Frequently Asked Questions
Is my AI data already at risk if it isn't encrypted with PQC?
Yes. The "Store Now, Decrypt Later" threat is real. Any sensitive data intercepted today can be decrypted as soon as a sufficiently powerful quantum computer comes online. If your data needs to stay secret for more than a few years, it’s effectively compromised if you're still relying only on classical RSA or ECC.
Does moving to quantum-resistant encryption break current AI model performance?
Not necessarily, but it takes tuning. PQC algorithms often use larger key sizes and demand more computational power than RSA. You might see a slight increase in latency during the handshake, but it rarely impacts the actual model inference throughput if your cryptographic implementation is offloaded to hardware-accelerated modules.
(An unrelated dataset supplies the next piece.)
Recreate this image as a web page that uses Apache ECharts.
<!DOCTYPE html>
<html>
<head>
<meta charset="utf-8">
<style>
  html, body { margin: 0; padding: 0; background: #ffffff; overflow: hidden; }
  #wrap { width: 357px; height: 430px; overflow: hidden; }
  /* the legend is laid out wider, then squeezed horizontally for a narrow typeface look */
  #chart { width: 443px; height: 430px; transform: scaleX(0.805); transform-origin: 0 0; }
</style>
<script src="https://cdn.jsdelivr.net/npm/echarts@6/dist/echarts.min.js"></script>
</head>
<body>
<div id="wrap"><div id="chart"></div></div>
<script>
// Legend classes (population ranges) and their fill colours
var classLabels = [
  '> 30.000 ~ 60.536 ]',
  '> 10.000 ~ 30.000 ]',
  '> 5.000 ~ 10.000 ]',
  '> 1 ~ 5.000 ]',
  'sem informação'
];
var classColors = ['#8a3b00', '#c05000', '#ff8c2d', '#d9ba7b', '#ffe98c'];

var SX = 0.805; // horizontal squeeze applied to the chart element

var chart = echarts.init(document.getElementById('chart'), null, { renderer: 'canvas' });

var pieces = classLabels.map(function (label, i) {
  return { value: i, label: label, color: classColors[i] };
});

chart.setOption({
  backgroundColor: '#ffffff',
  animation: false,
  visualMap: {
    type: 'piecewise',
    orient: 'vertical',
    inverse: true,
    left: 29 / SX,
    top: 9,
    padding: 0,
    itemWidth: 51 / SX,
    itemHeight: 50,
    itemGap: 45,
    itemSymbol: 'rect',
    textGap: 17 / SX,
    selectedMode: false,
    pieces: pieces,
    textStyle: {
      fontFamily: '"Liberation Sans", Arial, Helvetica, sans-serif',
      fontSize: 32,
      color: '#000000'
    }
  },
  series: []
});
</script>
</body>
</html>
Why is MCP uniquely vulnerable compared to standard API security?
MCP is built for autonomous, agentic interaction. Unlike standard REST APIs—which are usually stateless request-response cycles—MCP lets agents browse, read, and manipulate resources in a highly context-dependent way. This makes it much easier for attackers to inject malicious context that the model mistakes for a legitimate instruction.
What is the biggest barrier to implementing PQC in existing enterprise AI stacks?
Architectural debt. Most systems have hard-coded cryptographic dependencies baked deep into the application logic. Switching to PQC requires a significant re-factoring effort to create the modular, crypto-agile layers necessary to support modern, swappable encryption standards.